Wednesday, May 11, 2016

Fewer than 1% of rural Medicare beneficiaries received care via telemedicine in 2013, study finds

Telemedicine is touted as a way to get more specialty care to people in rural areas without making them travel to urban centers. Despite a 28 percent increase in rural telemedicine visits among Medicare beneficiaries from 2004 to 2013, only 0.7 percent of rural beneficiaries received a telemedicine visit in 2013, says a study by researchers at Harvard Medical School, published in The Journal of the American Medical Association. More than 40,000 rural Medicare beneficiaries received a telemedicine visit in 2013, averaging 2.6 visits each for 107,955 total visits, up from 7,015 visits in 2004. (Harvard graphic: Rates of telemedicine visits per 1,000 rural Medicare beneficiaries in states with and without telemedicine parity laws)

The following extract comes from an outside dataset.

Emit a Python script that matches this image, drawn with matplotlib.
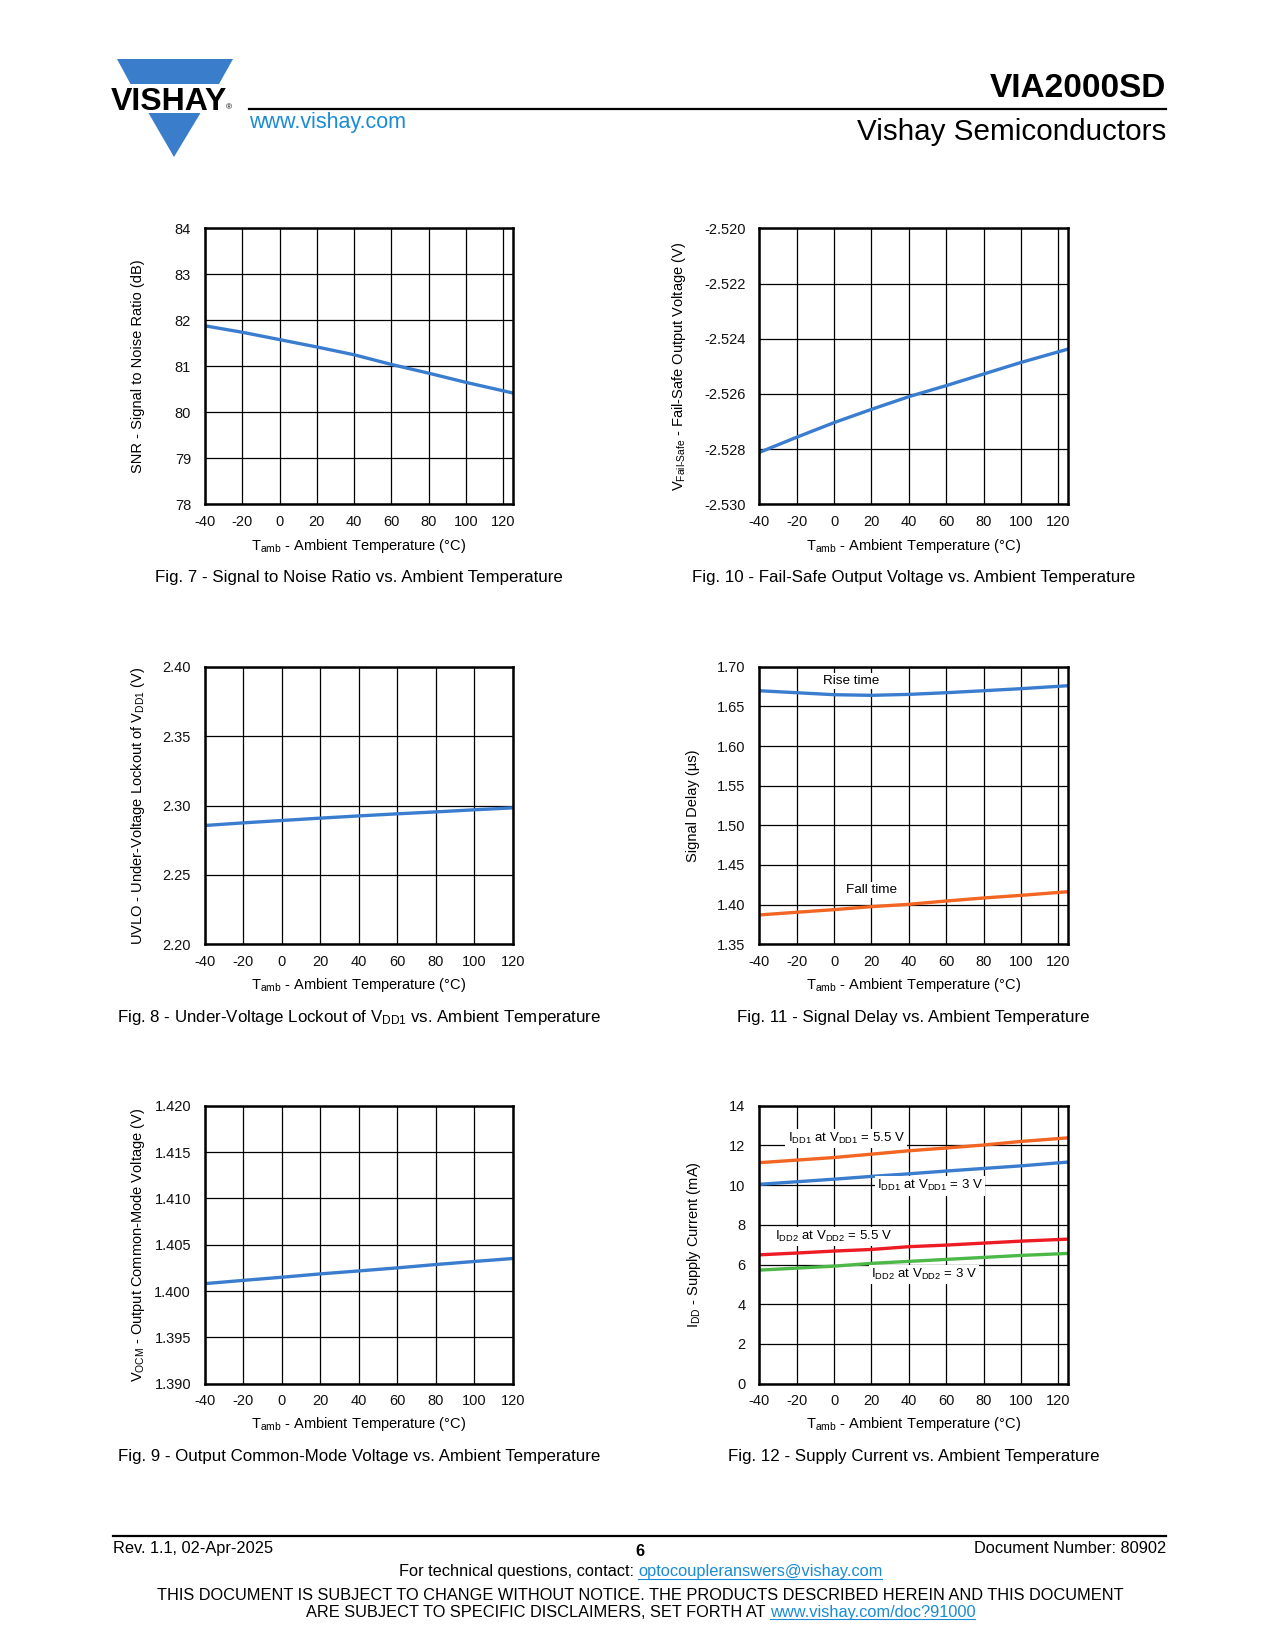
import matplotlib
matplotlib.use("Agg")
import matplotlib.pyplot as plt
from matplotlib.patches import Polygon
import numpy as np

plt.rcParams['font.family'] = ['Liberation Sans', 'DejaVu Sans']
plt.rcParams['mathtext.fontset'] = 'custom'
plt.rcParams['mathtext.rm'] = 'Liberation Sans'
plt.rcParams['axes.unicode_minus'] = False

# ---------------- data ----------------
temp = [-40, -20, 0, 20, 40, 60, 80, 100, 125]
temp120 = [-40, -20, 0, 20, 40, 60, 80, 100, 120]

snr = [81.88, 81.74, 81.58, 81.42, 81.25, 81.04, 80.85, 80.65, 80.42]
v_failsafe = [-2.52812, -2.52757, -2.52704, -2.52656, -2.5261, -2.5257, -2.52528, -2.52486, -2.52438]
uvlo = [2.2856, 2.2875, 2.2892, 2.2909, 2.2925, 2.2940, 2.2954, 2.2969, 2.2983]
rise_time = [1.6697, 1.6672, 1.6647, 1.6639, 1.6651, 1.6672, 1.6697, 1.6723, 1.6760]
fall_time = [1.3870, 1.3904, 1.3937, 1.3975, 1.4004, 1.4046, 1.4084, 1.4117, 1.4163]
vocm = [1.40080, 1.40115, 1.40149, 1.40185, 1.40217, 1.40250, 1.40286, 1.40319, 1.40351]
idd1_55 = [11.13, 11.26, 11.39, 11.56, 11.73, 11.87, 12.02, 12.20, 12.38]
idd1_3 = [10.04, 10.17, 10.30, 10.44, 10.57, 10.71, 10.84, 10.97, 11.16]
idd2_55 = [6.49, 6.58, 6.68, 6.76, 6.90, 6.98, 7.08, 7.18, 7.28]
idd2_3 = [5.72, 5.82, 5.92, 6.06, 6.16, 6.26, 6.36, 6.46, 6.56]

x_ticks = [-40, -20, 0, 20, 40, 60, 80, 100, 120]

BLUE = '#3a7dcf'
ORANGE = '#f26522'
RED = '#ed1c24'
GREEN = '#4cb848'
LINK = '#1a8bd6'

W, H = 1275, 1650
fig = plt.figure(figsize=(W / 100, H / 100), dpi=100)


def make_ax(L, R, T, B, xmax, ylim, yticks, fmt):
    ax = fig.add_axes([L / W, 1 - B / H, (R - L) / W, (B - T) / H])
    ax.set_xlim(-40, xmax)
    ax.set_ylim(*ylim)
    ax.set_xticks(x_ticks)
    ax.set_yticks(yticks)
    ax.set_yticklabels([fmt.format(v) for v in yticks])
    ax.grid(True, color='black', linewidth=0.9)
    ax.set_axisbelow(True)
    ax.tick_params(length=0, labelsize=10.5, colors='#111111')
    ax.tick_params(axis='x', pad=7.5)
    ax.tick_params(axis='y', pad=10)
    for s in ax.spines.values():
        s.set_linewidth(1.8)
        s.set_color('black')
    return ax


LW = 2.4

# Fig 7
ax7 = make_ax(205, 512.7, 228.3, 504.3, 125, (78, 84), list(range(78, 85)), '{:d}')
ax7.plot(temp, snr, color=BLUE, lw=LW)

# Fig 10
ax10 = make_ax(759.3, 1067.7, 228.3, 504.3, 125, (-2.530, -2.520),
               [-2.530, -2.528, -2.526, -2.524, -2.522, -2.520], '{:.3f}')
ax10.plot(temp, v_failsafe, color=BLUE, lw=LW)

# Fig 8
ax8 = make_ax(205, 512.7, 666.7, 944.3, 120, (2.20, 2.40),
              [2.20, 2.25, 2.30, 2.35, 2.40], '{:.2f}')
ax8.plot(temp120, uvlo, color=BLUE, lw=LW)

# Fig 11
ax11 = make_ax(759.3, 1067.7, 666.7, 944.3, 125, (1.35, 1.70),
               [1.35, 1.40, 1.45, 1.50, 1.55, 1.60, 1.65, 1.70], '{:.2f}')
ax11.plot(temp, rise_time, color=BLUE, lw=LW)
ax11.plot(temp, fall_time, color=ORANGE, lw=LW)
box = dict(facecolor='white', edgecolor='none', pad=1.5)
ax11.text(9, 1.6824, 'Rise time', fontsize=9.7, ha='center', va='center', bbox=box, zorder=3)
ax11.text(20, 1.4184, 'Fall time', fontsize=9.7, ha='center', va='center', bbox=box, zorder=3)

# Fig 9
ax9 = make_ax(205, 512.7, 1105.7, 1383.7, 120, (1.390, 1.420),
              [1.390, 1.395, 1.400, 1.405, 1.410, 1.415, 1.420], '{:.3f}')
ax9.plot(temp120, vocm, color=BLUE, lw=LW)

# Fig 12
ax12 = make_ax(759.3, 1067.7, 1105.7, 1383.7, 125, (0, 14), list(range(0, 15, 2)), '{:d}')
ax12.plot(temp, idd1_55, color=ORANGE, lw=LW)
ax12.plot(temp, idd1_3, color=BLUE, lw=LW)
ax12.plot(temp, idd2_55, color=RED, lw=LW)
ax12.plot(temp, idd2_3, color=GREEN, lw=LW)
ax12.text(6.4, 12.36, r'I$\mathregular{_{DD1}}$ at V$\mathregular{_{DD1}}$ = 5.5 V', fontsize=9.5,
          ha='center', va='center', bbox=box, zorder=3)
ax12.text(51.3, 9.96, r'I$\mathregular{_{DD1}}$ at V$\mathregular{_{DD1}}$ = 3 V', fontsize=9.5,
          ha='center', va='center', bbox=box, zorder=3)
ax12.text(-0.4, 7.41, r'I$\mathregular{_{DD2}}$ at V$\mathregular{_{DD2}}$ = 5.5 V', fontsize=9.5,
          ha='center', va='center', bbox=box, zorder=3)
ax12.text(48, 5.51, r'I$\mathregular{_{DD2}}$ at V$\mathregular{_{DD2}}$ = 3 V', fontsize=9.5,
          ha='center', va='center', bbox=box, zorder=3)

# ---------------- page overlay ----------------
page = fig.add_axes([0, 0, 1, 1])
page.set_xlim(0, W)
page.set_ylim(H, 0)
page.axis('off')
page.patch.set_visible(False)

# header logo
page.add_patch(Polygon([[117, 59], [233, 59], [219, 84], [130.5, 84]], closed=True,
                       facecolor='#3a7dcb', edgecolor='none'))
page.add_patch(Polygon([[148.5, 113], [200.5, 113], [174, 157]], closed=True,
                       facecolor='#3a7dcb', edgecolor='none'))
page.text(169, 109.5, 'VISHAY', fontsize=23, fontweight='heavy', ha='center', va='baseline')
page.text(226, 109, '®', fontsize=6, ha='left', va='baseline')
page.text(249, 128.3, 'www.vishay.com', fontsize=15.5, color=LINK, ha='left', va='baseline')
page.text(1166, 96.7, 'VIA2000SD', fontsize=24, fontweight='bold', ha='right', va='baseline')
page.text(1166, 140, 'Vishay Semiconductors', fontsize=21.3, ha='right', va='baseline')
page.plot([249, 1166], [109, 109], color='black', lw=1.6)

# axis labels & captions
xlab = r'T$\mathregular{_{amb}}$ - Ambient Temperature (°C)'
left_c, right_c = 359, 913.5
for yb in (550, 989.3, 1428.3):
    page.text(left_c, yb, xlab, fontsize=10.5, ha='center', va='baseline')
    page.text(right_c, yb, xlab, fontsize=10.5, ha='center', va='baseline')

cap_font = 12.2
page.text(left_c, 582.3, 'Fig. 7 - Signal to Noise Ratio vs. Ambient Temperature', fontsize=cap_font,
          ha='center', va='baseline')
page.text(right_c, 582.3, 'Fig. 10 - Fail-Safe Output Voltage vs. Ambient Temperature', fontsize=cap_font,
          ha='center', va='baseline')
page.text(left_c, 1021.7, r'Fig. 8 - Under-Voltage Lockout of V$\mathregular{_{DD1}}$ vs. Ambient Temperature',
          fontsize=cap_font, ha='center', va='baseline')
page.text(right_c, 1021.7, 'Fig. 11 - Signal Delay vs. Ambient Temperature', fontsize=cap_font,
          ha='center', va='baseline')
page.text(left_c, 1460.7, 'Fig. 9 - Output Common-Mode Voltage vs. Ambient Temperature', fontsize=cap_font,
          ha='center', va='baseline')
page.text(right_c, 1460.7, 'Fig. 12 - Supply Current vs. Ambient Temperature', fontsize=cap_font,
          ha='center', va='baseline')

ylabels = [
    (142, 366.5, 'SNR - Signal to Noise Ratio (dB)'),
    (683, 366.5, 'V$\\mathregular{_{Fail\u2010Safe}}$ - Fail-Safe Output Voltage (V)'),
    (142.3, 805.5, 'UVLO - Under-Voltage Lockout of V$\\mathregular{_{DD1}}$ (V)'),
    (697, 805.5, 'Signal Delay (µs)'),
    (142.3, 1244.7, 'V$\\mathregular{_{OCM}}$ - Output Common-Mode Voltage (V)'),
    (698, 1244.7, 'I$\\mathregular{_{DD}}$ - Supply Current (mA)'),
]
for x, y, s in ylabels:
    page.text(x, y, s, fontsize=10.5, rotation=90, rotation_mode='anchor', ha='center', va='baseline')

# footer
FF = 11.8
page.plot([113, 1166], [1535.7, 1535.7], color='black', lw=1.6)
page.text(113, 1553, 'Rev. 1.1, 02-Apr-2025', fontsize=FF, ha='left', va='baseline')
page.text(640, 1555.5, '6', fontsize=FF, fontweight='bold', ha='center', va='baseline')
page.text(1166, 1553, 'Document Number: 80902', fontsize=FF, ha='right', va='baseline')

renderer = fig.canvas.get_renderer()


def two_part(y, s1, s2, fs, center=640.5):
    t1 = page.text(0, y, s1, fontsize=fs, ha='left', va='baseline')
    t2 = page.text(0, y, s2, fontsize=fs, ha='left', va='baseline', color=LINK)
    w1 = t1.get_window_extent(renderer).width
    w2 = t2.get_window_extent(renderer).width
    x0 = center - (w1 + w2) / 2
    t1.set_x(x0)
    t2.set_x(x0 + w1)
    page.plot([x0 + w1, x0 + w1 + w2], [y + 2.5, y + 2.5], color=LINK, lw=0.8)


two_part(1576, 'For technical questions, contact: ', 'optocoupleranswers@vishay.com', FF)
page.text(640.5, 1600, 'THIS DOCUMENT IS SUBJECT TO CHANGE WITHOUT NOTICE. THE PRODUCTS DESCRIBED HEREIN AND THIS DOCUMENT',
          fontsize=FF, ha='center', va='baseline')
two_part(1616.7, 'ARE SUBJECT TO SPECIFIC DISCLAIMERS, SET FORTH AT ', 'www.vishay.com/doc?91000', FF)

fig.savefig('out.png', dpi=100)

The study found that "most visits occurred in outpatient clinics; 12.5 percent occurred in a hospital or skilled nursing facility. Mental health conditions were responsible for 79 percent of visits. Rural beneficiaries who received a 2013 telemedicine visit were more likely to be younger than 65 years, have entered Medicare due to disability, have more illnesses, and live in a poorer community compared with those who did not receive a telemedicine visit."

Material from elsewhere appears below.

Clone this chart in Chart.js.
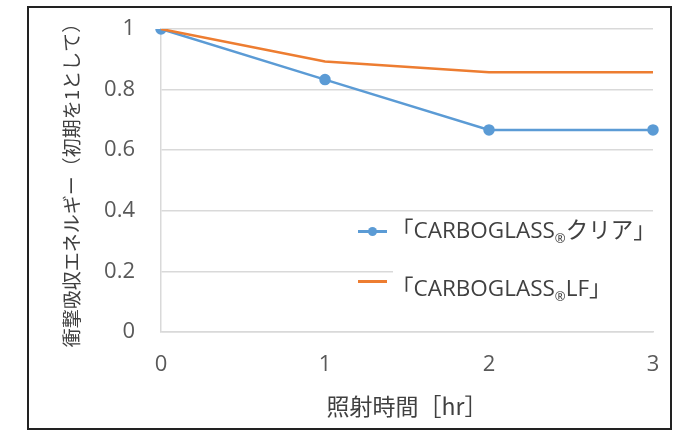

Researchers wrote: "Proposed federal legislation would encourage greater use of telemedicine through expanded reimbursement. In contrast to others, we found that state laws that mandate commercial insurance reimbursement of telemedicine were not associated with faster growth in Medicare telemedicine use. Our results emphasize that nonreimbursement factors may be limiting growth of telemedicine including state licensure laws and restrictions that a patient must be hosted at a clinic or facility."